Unfortunately for Trump, the downward trend continues when we look at recent national polling. A CBS/New York Times Poll, taken October 21-25, shows Carson (26%) now leading Trump (22%) nationally for the first time since Trump entered the fray in June. In a previous CBS News/New York Times national poll, taken September 9-13, Trump led Carson 27% to 23%. While Carson has not pulled ahead in any other major national poll, he continues to close the gap with Trump. An NBC/Wall Street Journal poll taken October 15-18 had Trump (25%) holding on to a small lead over Carson (22%). CNN/ORC polling done October 14-17 show Trump clinging to a 5 point lead over Carson after leading him by 10 points in their September poll. Additionally, polls released this week in both Texas and North Carolina tell a similar story. A KTVT-CBS 11/Dixie Strategies Poll in Texas, taken October 23-24, shows Carson with a slim 1 point lead over Trump, while a Public Policy Polling survey taken October 23-25 in North Carolina has Carson leading Trump 23% to 11%.
So, why the sudden shuffle at the top of the GOP totem pole? Simply put, voters may simply be tiring of The Donald Show. After his announcement in June, to the surprise of many pollsters and pundits alike, Trump’s low favorability rocketed up as he took on the role of frontrunner while drawing huge crowds everywhere he went. However, after his performance in the second GOP debate in September, those ratings flattened and began to trend downward. Conversely, Dr. Ben Carson’s favorability ratings among Republican voters have consistently been at or near the top when compared to his fellow candidates, both nationally and in the early voting states. In fact, in a Loras College Iowa poll taken just this past week, when asked if they would absolutely not vote for Dr. Ben Carson, only 3% of Iowa Republicans would refuse to vote for the famed neurosurgeon, while 28% said they would absolutely not vote for Trump.

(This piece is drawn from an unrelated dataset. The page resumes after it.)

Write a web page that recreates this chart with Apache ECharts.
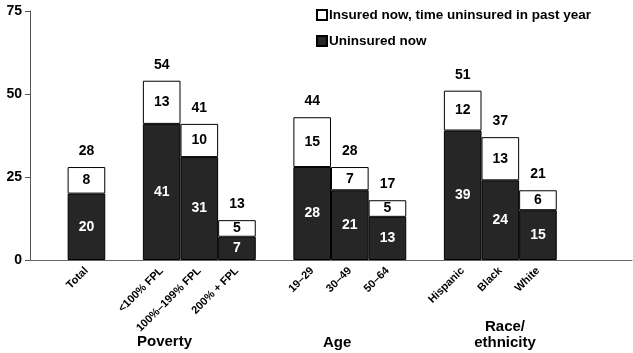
<!DOCTYPE html>
<html>
<head>
<meta charset="utf-8">
<script src="https://cdn.jsdelivr.net/npm/echarts@6/dist/echarts.min.js"></script>
<style>
  html, body { margin: 0; padding: 0; background: #fff; }
  #chart { width: 633px; height: 353px; }
</style>
</head>
<body>
<div id="chart"></div>
<script>
// categories (blank entries are the gaps between groups)
var categories = ['', 'Total', '', '<100% FPL', '100%\u2013199% FPL', '200% + FPL', '',
  '19\u201329', '30\u201349', '50\u201364', '', 'Hispanic', 'Black', 'White', '', ''];
var uninsuredNow = [null, 20, null, 41, 31, 7, null, 28, 21, 13, null, 39, 24, 15, null, null];
var insuredGap = [null, 8, null, 13, 10, 5, null, 15, 7, 5, null, 12, 13, 6, null, null];
var totals = [null, 28, null, 54, 41, 13, null, 44, 28, 17, null, 51, 37, 21, null, null];
var yTicks = [0, 25, 50, 75];

var font = 'Liberation Sans, Arial, sans-serif';

var chart = echarts.init(document.getElementById('chart'));
var option = {
  animation: false,
  textStyle: { fontFamily: font },
  grid: { left: 30, right: 1, top: 11, bottom: 93, containLabel: false },
  legend: {
    orient: 'vertical',
    left: 311,
    top: 3,
    itemWidth: 10,
    itemHeight: 10,
    itemGap: 12,
    icon: 'rect',
    data: ['Insured now, time uninsured in past year', 'Uninsured now'],
    textStyle: { fontFamily: font, fontWeight: 'bold', fontSize: 13.5, color: '#000', padding: [0, 0, 0, -3] }
  },
  xAxis: {
    type: 'category',
    data: categories,
    axisLine: { lineStyle: { color: '#666', width: 1 } },
    axisTick: { show: false },
    axisLabel: {
      interval: 0,
      rotate: 45,
      margin: 9,
      color: '#000',
      fontFamily: font,
      fontWeight: 'bold',
      fontSize: 11
    }
  },
  yAxis: {
    type: 'value',
    min: yTicks[0],
    max: yTicks[yTicks.length - 1],
    interval: 25,
    splitLine: { show: false },
    axisLine: { show: true, lineStyle: { color: '#555', width: 1 } },
    axisTick: { show: true, length: 5, lineStyle: { color: '#555' } },
    axisLabel: { color: '#000', fontFamily: font, fontWeight: 'bold', fontSize: 14, margin: 8 }
  },
  series: [
    {
      name: 'Uninsured now',
      type: 'bar',
      stack: 's',
      barCategoryGap: '0%',
      data: uninsuredNow,
      itemStyle: { color: '#262626', borderColor: '#000', borderWidth: 1 },
      label: {
        show: true, position: 'inside', color: '#fff',
        fontFamily: font, fontWeight: 'bold', fontSize: 14
      }
    },
    {
      name: 'Insured now, time uninsured in past year',
      type: 'bar',
      stack: 's',
      data: insuredGap,
      itemStyle: { color: '#fff', borderColor: '#000', borderWidth: 1 },
      label: {
        show: true, position: 'inside', color: '#000',
        fontFamily: font, fontWeight: 'bold', fontSize: 14
      }
    },
    {
      name: 'total',
      type: 'bar',
      stack: 's',
      data: totals.map(function (t) { return t == null ? null : 0; }),
      itemStyle: { color: 'transparent' },
      label: {
        show: true, position: 'top', distance: 9, color: '#000',
        fontFamily: font, fontWeight: 'bold', fontSize: 14,
        formatter: function (p) { return totals[p.dataIndex]; }
      }
    }
  ],
  graphic: [
    { type: 'text', left: 137, top: 334, style: { text: 'Poverty', font: 'bold 15px ' + font, fill: '#000' } },
    { type: 'text', left: 323, top: 335, style: { text: 'Age', font: 'bold 15px ' + font, fill: '#000' } },
    { type: 'text', x: 505, y: 319, style: { text: 'Race/\nethnicity', font: 'bold 15px ' + font, fill: '#000', align: 'center', lineHeight: 16 } }
  ]
};
chart.setOption(option);
</script>
</body>
</html>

Trump is clearly no longer running away with the 2016 Republican nomination. However, besides his consistently high marks with Republican voters, why has Carson been the one to pose a significant challenge to the frontrunner? Essentially, Republican voters are still clamoring for an outsider candidate who has not been sullied by the partisan stalemate in Washington. A recent Associated Press-GfK poll, taken October 15-19, made this preference very clear. An overwhelming number of Republican voters (77%) prefer an outsider candidate who will change how things are done, instead of a candidate with Washington experience (22%). Similarly, they prefer a candidate with private-sector leadership (76%) over someone with experience holding political office (22%). With Carly Fiorina failing to gain any real momentum after her impressive debate performances, that leaves Trump, who Republican voters are clearly tiring of, and Dr. Ben Carson, who in the same AP-GfK poll pulled the highest favorability rating of any GOP candidate (65% favorable to just 13% unfavorable).
Trump recently said, “I don’t quite get it,” when he was asked about these troubling polls. Unfortunately for The Donald, unless he delivers a quality performance at Wednesday’s third GOP debate, he really might not get it.